La ruta de la desolación

Algunos tramos de la ruta que cruza el norte de la Patagonia son pura devastación: muertos, basura, soledad. Se parecen al libro más aterradoramente bello del mundo: “La carretera”.

Qué linda es la ruta, dice una amiga, en el auto. Y digo que sí, qué linda, aunque no lo pienso. Entiendo lo que quiere decir: que estar en la ruta es lindo, viajar, desplazarse a otro lugar. Pero esta ruta, esta en particular, no es linda.

La meseta patagónica allá lejos, a los costados, barrida por el viento no tiene nada que ver con eso. Tampoco el cielo celeste del otoño, límpido, transparente, monumental. Es la ruta en sí, esa cinta gris arqueada en el medio como la columna vertebral de un raquítico, su banquina ínfima, lo que no es lindo.
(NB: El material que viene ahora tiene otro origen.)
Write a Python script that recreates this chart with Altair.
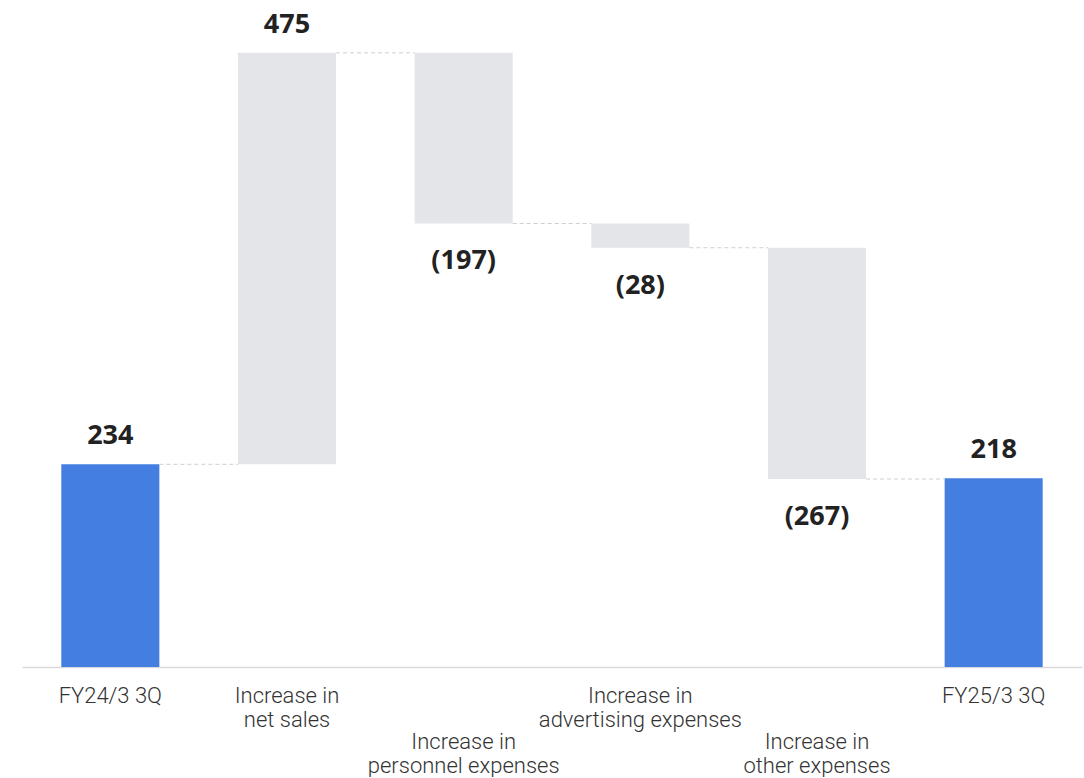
import altair as alt
import pandas as pd

# Operating profit bridge, FY24/3 3Q -> FY25/3 3Q
categories = [
    "FY24/3 3Q",
    "Increase in\nnet sales",
    "Increase in\npersonnel expenses",
    "Increase in\nadvertising expenses",
    "Increase in\nother expenses",
    "FY25/3 3Q",
]
values = [234, 475, -197, -28, -267, 218]
is_total = [True, False, False, False, False, True]

# running totals for the floating bars
rows = []
running = 0
for cat, val, tot in zip(categories, values, is_total):
    if tot:
        start, end = 0, val
    else:
        start, end = running, running + val
    running = end
    label = f"({abs(val)})" if val < 0 else f"{val}"
    rows.append(dict(category=cat, start=start, end=end, value=val,
                     kind="total" if tot else "delta", label=label))
df = pd.DataFrame(rows)

links = pd.DataFrame([
    dict(category=categories[i], nxt=categories[i + 1], level=rows[i]["end"])
    for i in range(len(categories) - 1)
])

# categories whose captions sit on a second, lower tier
lower_tier = [categories[2], categories[4]]

x_enc = alt.X("category:N", sort=categories,
              scale=alt.Scale(paddingInner=0.445, paddingOuter=0.2225),
              axis=alt.Axis(labels=False, ticks=False, title=None,
                            domainColor="#dadada", domainWidth=1.5))
y_scale = alt.Scale(domain=[0, 770], nice=False)

bars = alt.Chart(df).mark_bar().encode(
    x=x_enc,
    y=alt.Y("start:Q", scale=y_scale, axis=None),
    y2="end:Q",
    color=alt.Color("kind:N", scale=alt.Scale(domain=["total", "delta"],
                                              range=["#437ee0", "#e4e5e9"]),
                    legend=None),
)

connectors = alt.Chart(links).mark_rule(
    color="#cfcfcf", strokeWidth=1, strokeDash=[4, 3]
).encode(
    x=alt.X("category:N", sort=categories, bandPosition=1),
    x2=alt.X2("nxt:N", bandPosition=0),
    y=alt.Y("level:Q", scale=y_scale, axis=None),
)

value_font = dict(font="Noto Sans", fontSize=27, fontWeight="bold", color="#222222")

labels_up = alt.Chart(df).transform_filter("datum.value > 0").mark_text(
    baseline="middle", dy=-28, **value_font
).encode(
    x=alt.X("category:N", sort=categories),
    y=alt.Y("end:Q", scale=y_scale, axis=None),
    text="label:N",
)

labels_down = alt.Chart(df).transform_filter("datum.value < 0").mark_text(
    baseline="middle", dy=38, **value_font
).encode(
    x=alt.X("category:N", sort=categories),
    y=alt.Y("end:Q", scale=y_scale, axis=None),
    text="label:N",
)

captions = alt.Chart(df).transform_calculate(
    ly=f"indexof({lower_tier!r}, datum.category) >= 0 ? 749 : 703"
).mark_text(
    baseline="alphabetic", lineBreak="\n", lineHeight=24, fontSize=22,
    font="Roboto", fontWeight=300, color="#333333"
).encode(
    x=alt.X("category:N", sort=categories),
    y=alt.Y("ly:Q", scale=None, axis=None),
    text="category:N",
)

chart = alt.layer(bars, connectors, labels_up, labels_down, captions).resolve_scale(
    y="independent"
).properties(
    width=1060, height=667,
    padding={"left": 22, "top": 0, "right": 2, "bottom": 0},
).configure_view(stroke=None)

chart.save("out.html", embed_options={"renderer": "svg", "actions": False})
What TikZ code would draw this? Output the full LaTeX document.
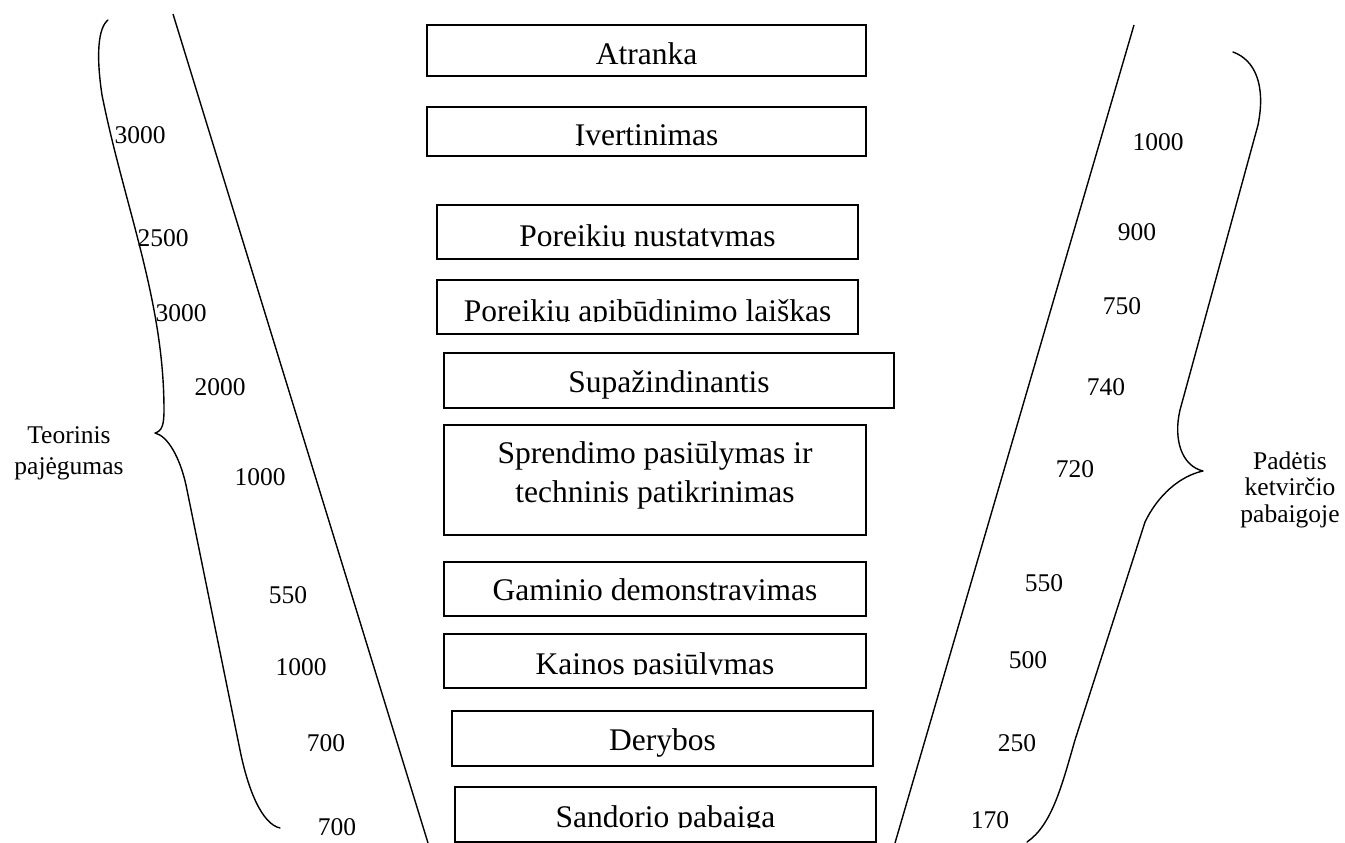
\documentclass[tikz,border=0pt]{standalone}
\usepackage{fontspec}
\setmainfont{Liberation Serif}
\begin{document}
\begin{tikzpicture}[x=1pt,y=-1pt,
  stage/.style={draw, line width=1.6pt, inner sep=0pt},
  stagetext/.style={anchor=base, inner sep=0pt, font=\fontsize{31.5}{36}\selectfont},
  figure/.style={inner sep=0pt, font=\fontsize{25.5}{30}\selectfont},
  edge/.style={line width=1.4pt},
  curly/.style={line width=1.4pt, line join=round, line cap=round}]
\useasboundingbox (0,0) rectangle (1345,843);

% stage boxes of the funnel
\node[stage, minimum width=439pt, minimum height=51pt] (a) at (646.5,50.5) {};
\node[stage, minimum width=439pt, minimum height=49pt] (b) at (646.5,131.5) {};
\node[stage, minimum width=421pt, minimum height=54pt] (c) at (647.5,232) {};
\node[stage, minimum width=421pt, minimum height=54pt] (d) at (647.5,307) {};
\node[stage, minimum width=450pt, minimum height=55pt] (e) at (669,380.5) {};
\node[stage, minimum width=422pt, minimum height=110pt] (f) at (655,480) {};
\node[stage, minimum width=422pt, minimum height=54pt] (g) at (655,589) {};
\node[stage, minimum width=422pt, minimum height=54pt] (h) at (655,661) {};
\node[stage, minimum width=421pt, minimum height=55pt] (i) at (662.5,738.5) {};
\node[stage, minimum width=421pt, minimum height=55pt] (j) at (665.5,814.5) {};

% stage names (some are cut off at the foot of their box)
\node[stagetext] (ta) at (646.5,65) {Atranka};
\begin{scope}
  \clip (427,107) rectangle (866,145.2);
  \node[stagetext] (tb) at (646.5,146) {Įvertinimas};
\end{scope}
\begin{scope}
  \clip (437,205) rectangle (858,246.8);
  \node[stagetext] (tc) at (647.5,246) {Poreikių nustatymas};
\end{scope}
\begin{scope}
  \clip (437,280) rectangle (858,321.8);
  \node[stagetext] (td) at (647.5,321) {Poreikių apibūdinimo laiškas};
\end{scope}
\node[stagetext] (te) at (669,392) {Supažindinantis};
\node[stagetext] (tf1) at (655,463) {Sprendimo pasiūlymas ir};
\node[stagetext] (tf2) at (655,502) {techninis patikrinimas};
\node[stagetext] (tg) at (655,600) {Gaminio demonstravimas};
\begin{scope}
  \clip (444,634) rectangle (866,674.8);
  \node[stagetext] (th) at (655,674) {Kainos pasiūlymas};
\end{scope}
\node[stagetext] (ti) at (662.5,750) {Derybos};
\begin{scope}
  \clip (455,787) rectangle (876,827.8);
  \node[stagetext] (tj) at (665.5,827) {Sandorio pabaiga};
\end{scope}

% funnel sides
\coordinate (lt) at (173,14);
\coordinate (lb) at (428,843);
\coordinate (rt) at (1134,25);
\coordinate (rb) at (895,843);
\draw[edge] (lt) -- (lb);
\draw[edge] (rt) -- (rb);

% left brace
\draw[curly] (108,20) .. controls (98,28) and (96,55) .. (102,95)
  .. controls (124,205) and (164,300) .. (164,410)
  .. controls (164,425) and (162,431) .. (155,433)
  .. controls (168,436) and (180,458) .. (186,485)
  -- (240,750)
  .. controls (248,790) and (262,824) .. (280,828);

% right brace
\draw[curly] (1233,52) .. controls (1255,60) and (1266,85) .. (1258,125)
  -- (1180,410)
  .. controls (1173,440) and (1182,466) .. (1203,471)
  .. controls (1180,476) and (1158,495) .. (1145,522)
  -- (1075,740)
  .. controls (1062,785) and (1052,825) .. (1027,842);

% brace labels
\node[figure, align=center, font=\fontsize{25.5}{31}\selectfont] (lefttitle) at (69,453) {Teorinis\\pajėgumas};
\node[figure, align=center, font=\fontsize{25.5}{26.5}\selectfont] (righttitle) at (1290,489.5) {Padėtis\\ketvirčio\\pabaigoje};

% left figures
\node[figure] (l1) at (140,135) {3000};
\node[figure] (l2) at (163,238) {2500};
\node[figure] (l3) at (181,313) {3000};
\node[figure] (l4) at (220,387) {2000};
\node[figure] (l5) at (260,477) {1000};
\node[figure] (l6) at (288,595) {550};
\node[figure] (l7) at (301,667) {1000};
\node[figure] (l8) at (326,743) {700};
\node[figure] (l9) at (337,827) {700};

% right figures
\node[figure] (r1) at (1158,142) {1000};
\node[figure] (r2) at (1137,232) {900};
\node[figure] (r3) at (1122,306) {750};
\node[figure] (r4) at (1106,387) {740};
\node[figure] (r5) at (1075,469) {720};
\node[figure] (r6) at (1044,583) {550};
\node[figure] (r7) at (1028,660) {500};
\node[figure] (r8) at (1017,743) {250};
\node[figure] (r9) at (990,820) {170};
\end{tikzpicture}
\end{document}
Hay muerte alrededor.

En apenas 180 kilómetros, hay animales aplastados por algún vehículo; hay estrellas amarillas que recuerdan a las víctimas de los accidentes pintadas sobre el asfalto; hay pequeñas capillitas con sus velas consumidas; hay flores, ofrendas a los que no están; está la reproducción de la foto de Carlos Fuentealba, el docente asesinado hace 16 años durante una protesta docente en la ruta 22, en Arroyito, una fotografía que ya está gastada, descolorida. El camino parece una larga procesión en un cementerio.
A la altura del parque industrial de Neuquén, en lo que ahora es la ruta Nacional 22, un basural a cielo abierto es el paisaje. Las bolsas de nylon se adhieren a un cerco de alambre, aplastadas por el viento, como si gritaran para salir. Hay azules, blancas, verdes clarito. Si no fueran lo que son -o por ser lo que son- parecen la representación colorida de un mundo en ruinas.

(Foto Matías Subat).-


Más adelante, la tierra está desmalezada, pero no deja de parecer una instalación artística modesta, abandonada. Del suelo, ahí nomás, brotan tubos blancos, amarillos, que se doblan y después vuelven a entrar a la tierra. Parecen el lomo arqueado de una criatura prehistórica, pero de colores llamativos. Hay cigüeñas que se inclinan como autómatas, buscando restos de petróleo. Máquinas, conductos, torres petroleras, cuadrados de tierra perfectamente raleados, válvulas, tuberías, caños protegidos por celdas de metal. Nadie. En la tierra no se ve a nadie.

(Foto: Florencia Salto)


Hay un libro tan bello como desolador, de uno de los más brillantes escritores vivos de los Estados Unidos, Cormac McCarthy, que se llama “La carretera”.
Lo que cuenta en ese libro desgarrador es la travesía hacia el Sur de un padre y un hijo pequeño por una carretera norteamericana en medio de las ruinas de la humanidad. No sabemos qué es lo que ocurrió para que todo esté así. Pero la devastación es casi total: ya no hay animales, nada brota de la tierra, y casi no hay seres humanos. Lo que hay es un paisaje posapocalíptico, esteril. Y allí, en medio de esa carretera, un padre y un hijo, con un changuito de supermercado en el que llevan sus últimas pertenencias y unas latas de comida, atraviesan todo para llegar al Sur.


La leyenda sobre ese libro -el autor está rodeado de leyendas porque apenas dio tres entrevistas en su vida y vive casi oculto en algún lugar de la frontera entre los Estados Unidos y México- dice que la idea del libro se le ocurrió a McCarthy una noche, mientras miraba a su hijo dormir, en uno de esos moteles perdidos de las rutas norteamericanas que suelen salir en las películas. Lo vio dormir, con su respiración acompasada, y se dijo a sí mismo que esa era la imagen misma de la inocencia y la bondad. Luego miró por la ventana, y con una mezcla de pesimismo e imaginación, pensó en un mundo destruido y oscuro. De ese contraste entre la belleza real y su pesimismo imaginado surgió una de los libros más aterradoramente bellos del mundo.


Si McCarthy viajara por este tramo de la ruta, sus pesadillas apocalípticas serían atroces.